The Missing Ingredient
(Canada, 87 min.)
Written and directed by Michael Sparaga
What is the recipe for success? Or, better yet, what key ingredient transforms a successful enterprise into an institution? Michael Sparaga tackles these two questions in the flavourful doc The Missing Ingredient as he chronicles New York restaurateur Charles Devigne’s ambition to overhaul his joint Pescatore’s and match the iconic level of nearby culinary landmark Gino’s. Institutional status eludes Pescatore’s, though, despite Devigne’s effort to overhaul the place in every possible way. Turning a restaurant into an institution isn’t as easy as adding a dash of ambition, a pinch of trendy pizzazz, and a hint of bacon. The search for this mysterious X factor makes The Missing Ingredient the 20 Feet from Stardom of foodie flicks.
The Missing Ingredient follows Devigne as he revamps Pescatore’s with hopes of making it the next Gino’s, which is going out of business despite its popularity and history. In what seems like an episode of Kitchen Makeover taken to the extreme, Devigne revamps his menu, changes the décor, and replicates key aspects of Gino’s including the restaurant’s iconic red wallpaper patterned with zebras that are missing a stripe on their rear ends. The tacky zebra paper is only part of Gino’s secret sauce, however, since it combines with an overall aura of home-cooked quality kitsch to appeal to New Yorkers’ palettes.
The doc offers an overview of Gino’s history so that audiences may appreciate the status to which Devigne aspires. In conversations with the descendants of Gino’s co-founder and namesake, Gino Circiello, as well as the restaurant’s jovially cantankerous chef, devoted patrons, food critics, and industry peers, Sparaga draws out the different flavours that make Gino’s so memorably palatable even after its closure.
Gino’s certainly seems to have “it” in the way that Studio 54 became an institution, albeit a short-lived one, in a sea of discotheques. The reactions to Devigne’s effort to copy Gino’s iconic vary with some interviewees calling it an honour, while others offer charges of blasphemy or even shed tears.

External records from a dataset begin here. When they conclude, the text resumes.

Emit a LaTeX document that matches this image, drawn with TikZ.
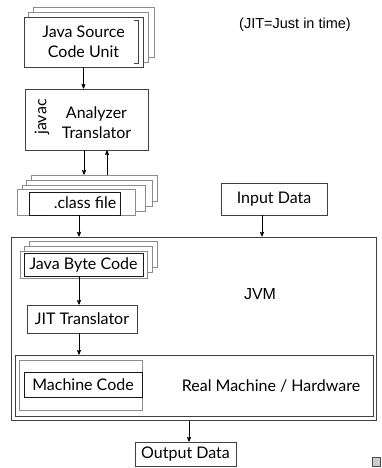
\documentclass[tikz,border=0pt]{standalone}
\usepackage{fontspec}
\setmainfont{Lato}
\newfontfamily\arialfont{Liberation Sans}
\usepackage{tikz}
\usetikzlibrary{arrows}

\begin{document}
\begin{tikzpicture}[->,>=stealth',x=1pt,y=-1pt,
  box node/.style={rectangle,draw=black!75,fill=white,line width=0.8pt,inner sep=0pt,font=\fontsize{16}{20}\selectfont},
  back node/.style={rectangle,draw=black!45,fill=white,line width=0.7pt,inner sep=0pt},
  dark node/.style={rectangle,draw=black!90,fill=white,line width=0.9pt,inner sep=0pt,font=\fontsize{16}{20}\selectfont},
  text node/.style={inner sep=0pt,font=\fontsize{16}{20}\selectfont},
  note node/.style={inner sep=0pt,font=\arialfont\fontsize{14.5}{17}\selectfont}]
  \useasboundingbox (0,0) rectangle (381,468);

  % source units
  \node[back node,minimum width=121,minimum height=50] (1b) at (93.5,32) {};
  \node[back node,minimum width=120,minimum height=50] (1a) at (88,37) {};
  \node[box node,minimum width=119,minimum height=50,align=center] (1) at (83.5,42) {Java Source\\Code Unit};
  \draw[-,black!75,line width=0.8pt] (134,20) -- (138,20) -- (138,63) -- (134,63);

  % javac
  \node[box node,minimum width=123,minimum height=61] (2) at (86.5,119.5) {};
  \node[text node,align=center] (2t) at (96.5,123) {Analyzer\\Translator};
  \node[text node,rotate=90] (2j) at (42,117) {javac};

  % class files
  \node[back node,minimum width=126,minimum height=26] (3c) at (94,188) {};
  \node[back node,minimum width=126,minimum height=26] (3b) at (89,193) {};
  \node[back node,minimum width=123,minimum height=26] (3a) at (83.5,198) {};
  \node[back node,minimum width=118,minimum height=26] (3) at (76,202) {};
  \node[dark node,minimum width=91,minimum height=23] (3d) at (74.5,203.5) {};
  \node[text node] (3t) at (85,203) {.class file};

  \node[box node,minimum width=106,minimum height=32] (4) at (274,199) {Input Data};
  \node[note node] (5) at (295,25) {(JIT=Just in time)};

  % JVM
  \node[box node,minimum width=365,minimum height=183,line width=1pt] (6) at (193.5,328.5) {};
  \node[note node,font=\arialfont\fontsize{16}{18}\selectfont] (6t) at (260,294) {JVM};

  \node[back node,minimum width=128,minimum height=26] (7b) at (93,254) {};
  \node[back node,minimum width=128,minimum height=26] (7a) at (88,259) {};
  \node[back node,minimum width=127,minimum height=27] (7f) at (83.5,264.5) {};
  \node[dark node,minimum width=119,minimum height=23] (7) at (83.5,264.5) {Java Byte Code};

  \node[box node,minimum width=110,minimum height=28] (8) at (82,319) {JIT Translator};

  % hardware
  \node[box node,minimum width=358,minimum height=61] (9) at (194,385.5) {};
  \node[back node,minimum width=123,minimum height=50] (9f) at (80.5,385) {};
  \node[dark node,minimum width=118,minimum height=25] (10) at (83,384.5) {Machine Code};
  \node[text node] (9t) at (271,386) {Real Machine / Hardware};

  \node[box node,minimum width=101,minimum height=24] (11) at (185.5,454) {Output Data};
  \node[-,draw=black!70,fill=black!20,minimum width=8,minimum height=9,inner sep=0pt] (12) at (376,461.5) {};

  \path[line width=0.7pt]
    (1.south) edge (1.south |- 2.north)
    ([xshift=-2.5]2.south) edge ([xshift=-2.5]2.south |- 3c.north)
    ([xshift=20.5]2.south |- 3c.north) edge ([xshift=20.5]2.south)
    ([xshift=3]3.south) edge ([xshift=3]3.south |- 6.north)
    ([xshift=-12]4.south) edge ([xshift=-12]4.south |- 6.north)
    ([xshift=-4.5]7.south) edge ([xshift=-4.5]7.south |- 8.north)
    ([xshift=-3]8.south) edge ([xshift=-3]8.south |- 9.north)
    ([xshift=-4.5]6.south) edge ([xshift=-4.5]6.south |- 11.north);
\end{tikzpicture}
\end{document}
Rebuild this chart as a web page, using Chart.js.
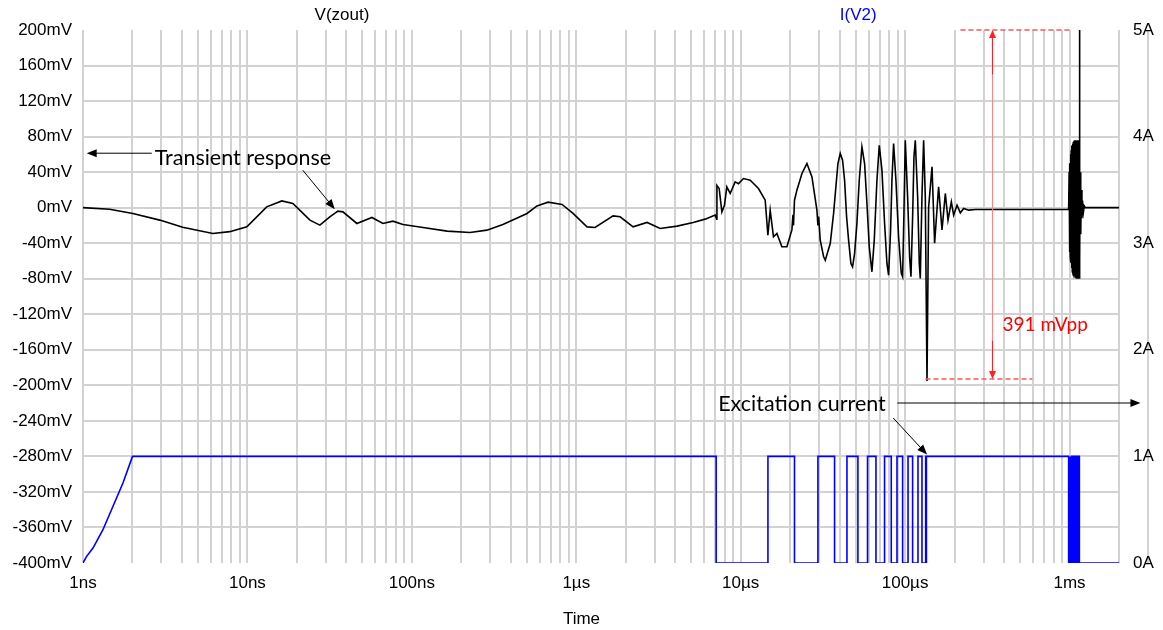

Devigne’s decorator even resigns over the zebras. Fellow restauranteurs, on the other hand, resist the label of “institution” with concerns that it makes a place sound stale, while a food critic notes that the question might be futile when basic success and survival are more essential recipes to master than institutionalisation. The Missing Ingredient shows the difficulty in building the next Gino’s, or the next Le Cirque, Tavern on the Green, or other iconic eatery when tastes differ so widely in field with high turnover rates.
The stories from the league of Gino’s faithful eaters highlight something that Devigne cannot capture in a mere remodelling: collective memories and shared experiences. Sparaga’s film resonates with this nostalgia for restaurants that feel like a member of one’s family. As more and more businesses close in urban areas due to surging rent costs and condofication, The Missing Ingredient affectionately pays tribute to a receding flavour in the food scene as longstanding eateries foreclose and find themselves replaced by chain restaurants, fast food joints, and ephemeral hotspots slinging the season’s new fad. Institutions like Gino’s, or any longstanding independent business that builds relationships with its guests, are ultimately becoming an ingredient that is sorely absent from gentrified communities.
The missing ingredient might therefore be the social energy that thrives in restaurants. The Missing Ingredient savours the pleasure of sharing a meal with friends and family, and of making a social occasion out of the act of refueling one’s body and taking in some grub. An institution evolves not from the food on the plate or the zebras on the walls, but through the stampede of people who pass through its doors and return, eager to introduce new friends to the landmark or break bread with the community that thrives inside.
The Missing Ingredient opens in Toronto at the Hot Docs Ted Rogers Cinema on July 15.